No one has the time to read long emails nowadays – especially when they come from strangers. According to some email statistics by EmailAnalytics, the number of words in an email should be between 75 and 100 words. Namely, emails of this length have a 51 percent response rate, so try writing emails that are not much longer (or shorter) than the suggested length. Of course, you should still feel free to introduce yourself and mention what you do, make an obvious request, and provide clear value, but be as concise and straight-to-the-point about it as possible.
If you’ve applied all of the above strategies and you’ve yet to hear from the person you sent an email to, do not give up just yet. We recommend waiting a couple of weeks to see if they do end up replying to you, and then do another follow-up after that. And while a person could’ve simply missed the first email you’ve sent them, there is always a high chance that they simply didn’t “feel” your offer. Therefore, we suggest that you take things up a notch in your second attempt and provide them with some extra value or give a brand new offer altogether.
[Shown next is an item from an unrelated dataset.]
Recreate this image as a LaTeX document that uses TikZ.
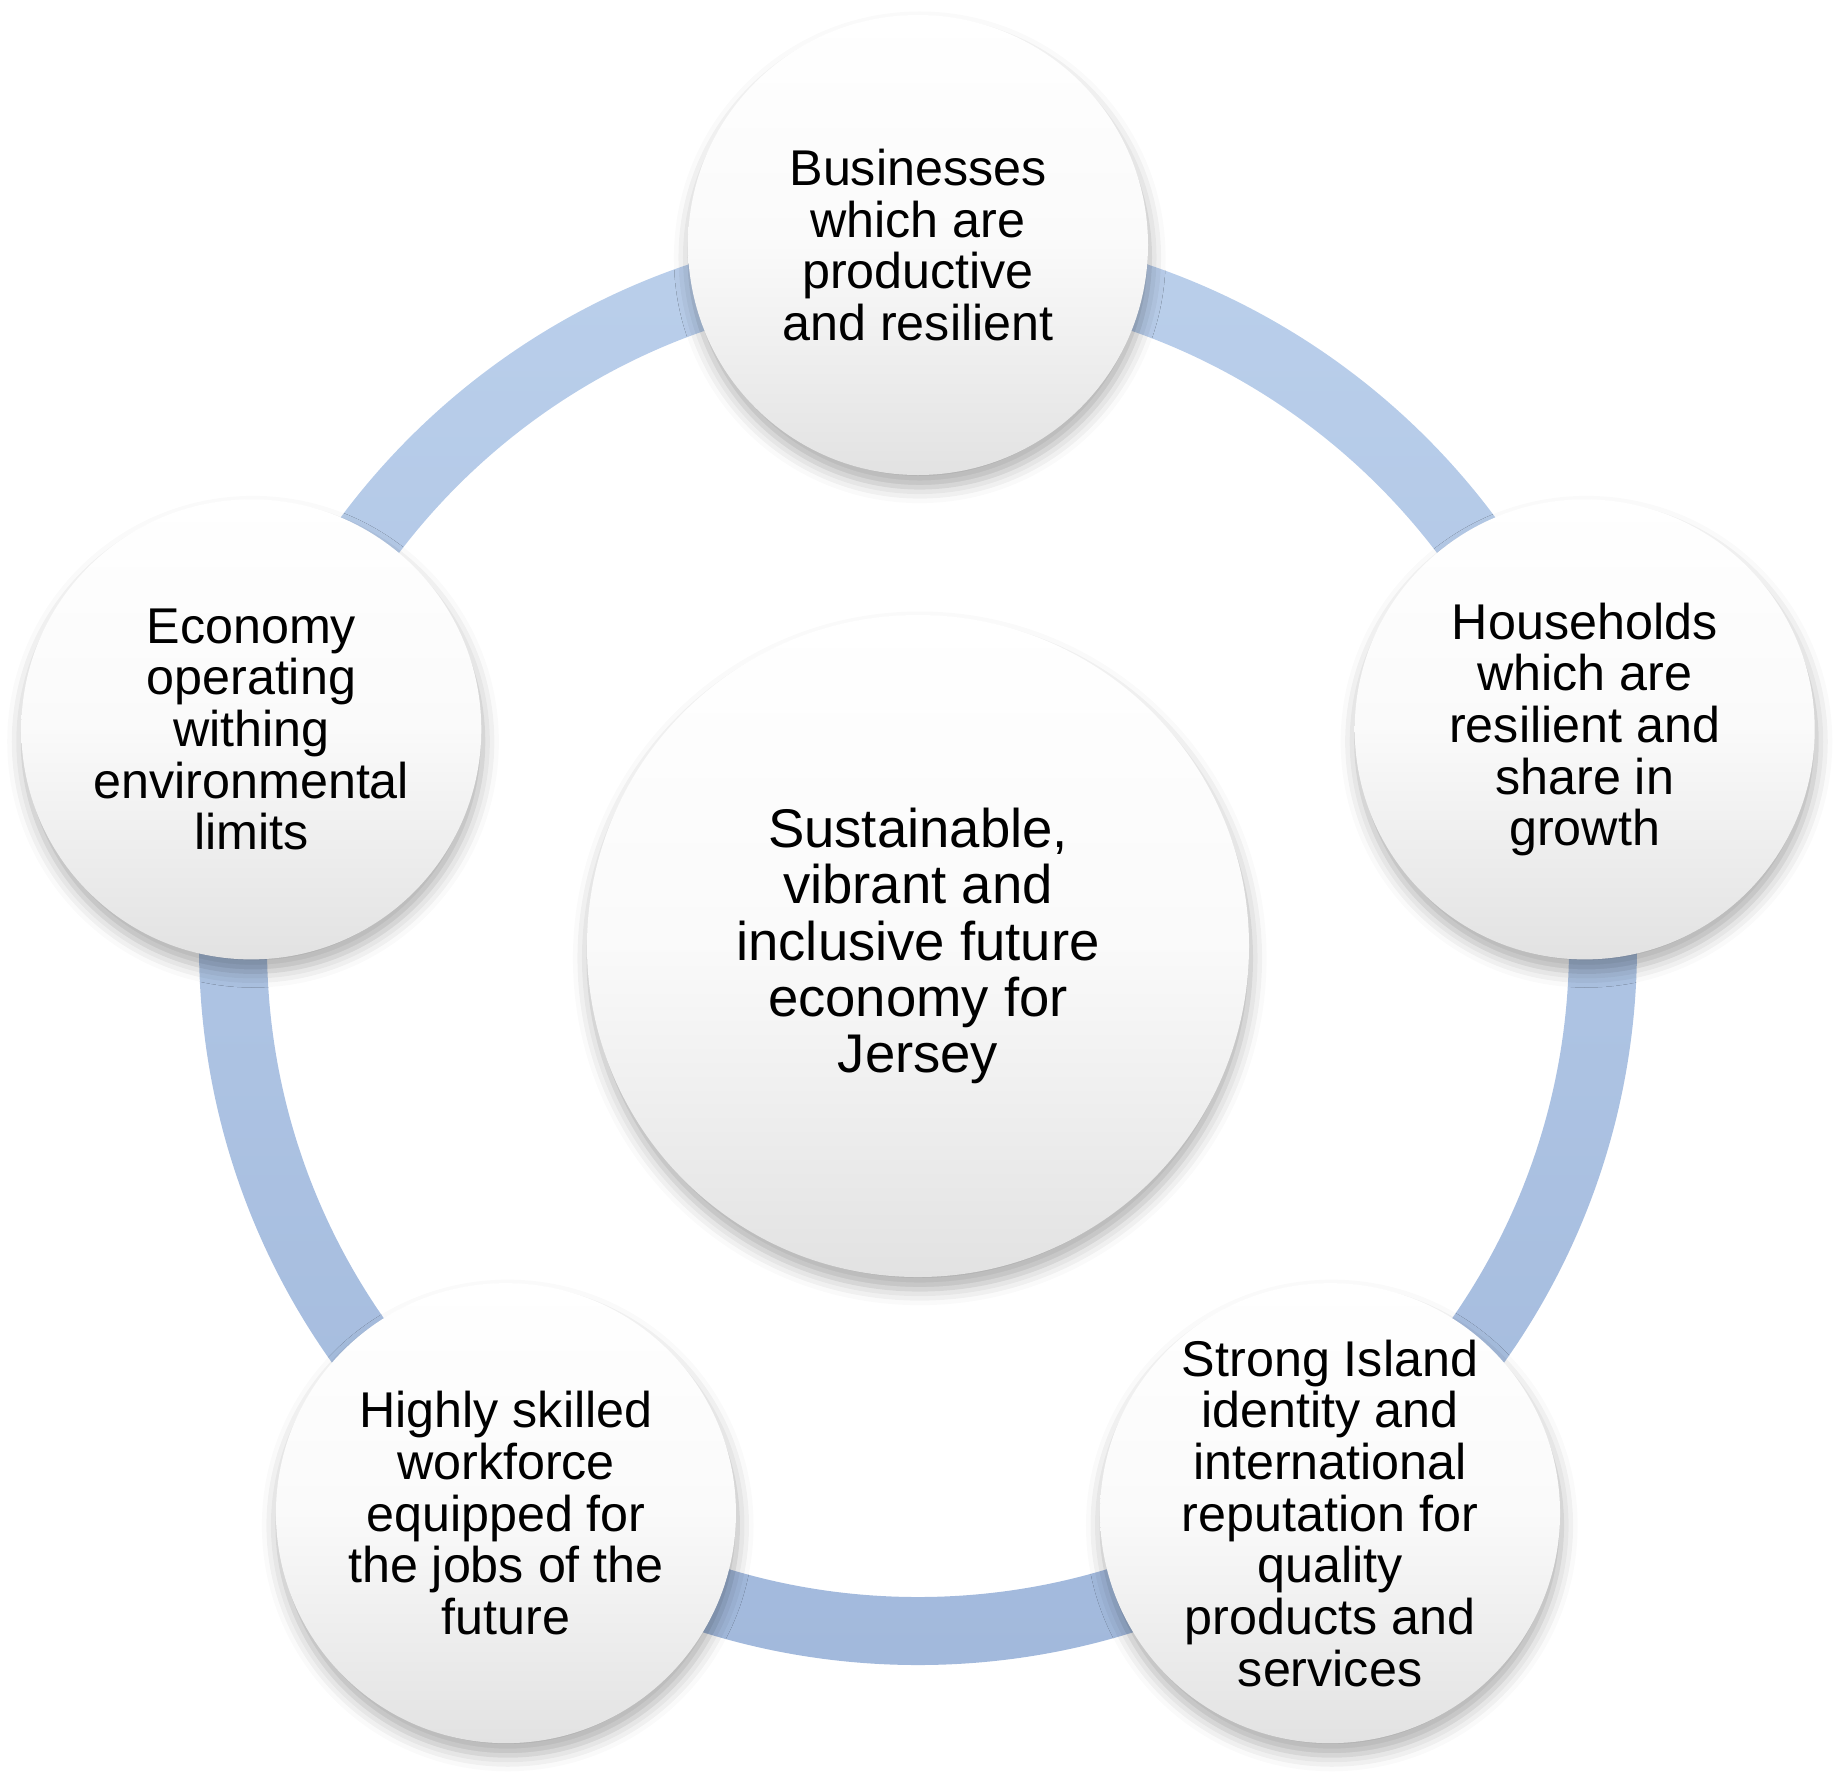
\documentclass[tikz,border=0pt]{standalone}
\usepackage{fontspec}
\setmainfont{Liberation Sans}
\usepackage{tikz}
\usetikzlibrary{
  positioning,
  calc,
  backgrounds,
  shadows.blur
}
\definecolor{ringtop}{RGB}{186,207,235}
\definecolor{ringbottom}{RGB}{162,185,220}
\definecolor{discbottom}{RGB}{226,226,226}
\tikzset{
  goalnode/.style={
    circle, minimum size=4.6cm, inner sep=-4pt,
    top color=white, bottom color=discbottom, middle color=white!98!black,
    blur shadow={shadow xshift=0.5pt, shadow yshift=-3.5pt, shadow blur radius=4.5pt, shadow opacity=32},
    font=\fontsize{14.3}{14.7}\selectfont, align=center
  },
  corenode/.style={
    goalnode, minimum size=6.62cm,
    font=\fontsize{15.5}{16}\selectfont
  },
  ringband/.style={
    top color=ringtop, bottom color=ringbottom, even odd rule
  }
}

\begin{document}
\begin{tikzpicture}
    \useasboundingbox (-9.18,-8.25) rectangle (9.19,9.46);

    % Centre
    \node[corenode] (core) at (0,0) {Sustainable,\\vibrant and\\inclusive future\\economy for\\Jersey};

    % Outer goals - pentagon layout
    \node[goalnode] (business) at (90:7.01) {Businesses\\which are\\productive\\and resilient};
    \node[goalnode] (household) at (18:7.01) {Households\\which are\\resilient and\\share in\\growth};
    \node[goalnode] (identity) at (-54:7.01) {Strong Island\\identity and\\international\\reputation for\\quality\\products and\\services};
    \node[goalnode] (workforce) at (-126:7.01) {Highly skilled\\workforce\\equipped for\\the jobs of the\\future};
    \node[goalnode] (environment) at (162:7.01) {Economy\\operating\\withing\\environmental\\limits};

    % Ring behind the goals
    \begin{scope}[on background layer]
      \path[ringband] (core.center) circle (7.19) (core.center) circle (6.51);
    \end{scope}

  \end{tikzpicture}
\end{document}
If they don’t reply after that either, personally, we’d take their silence as a no. Still, whether you’ll remain persistent and keep messaging them from time to time is completely up to you. Just remember to always be polite and keep things respectful, no matter what.
Wrapping Things Up
There is indeed no one perfect method that will guarantee you success in your email outreach attempts. Still, some of the tips and strategies we shared with you above could help you capture the attention of your prospects and people in your niche you’d like to team up with. So, always remember to make your request clear, provide some obvious benefits to your recipients, emphasize your credentials but avoid entering the bragging territory, and always make your emails personalized. Only by applying most of these factors will you be one step closer towards grabbing the interest of your potential leads.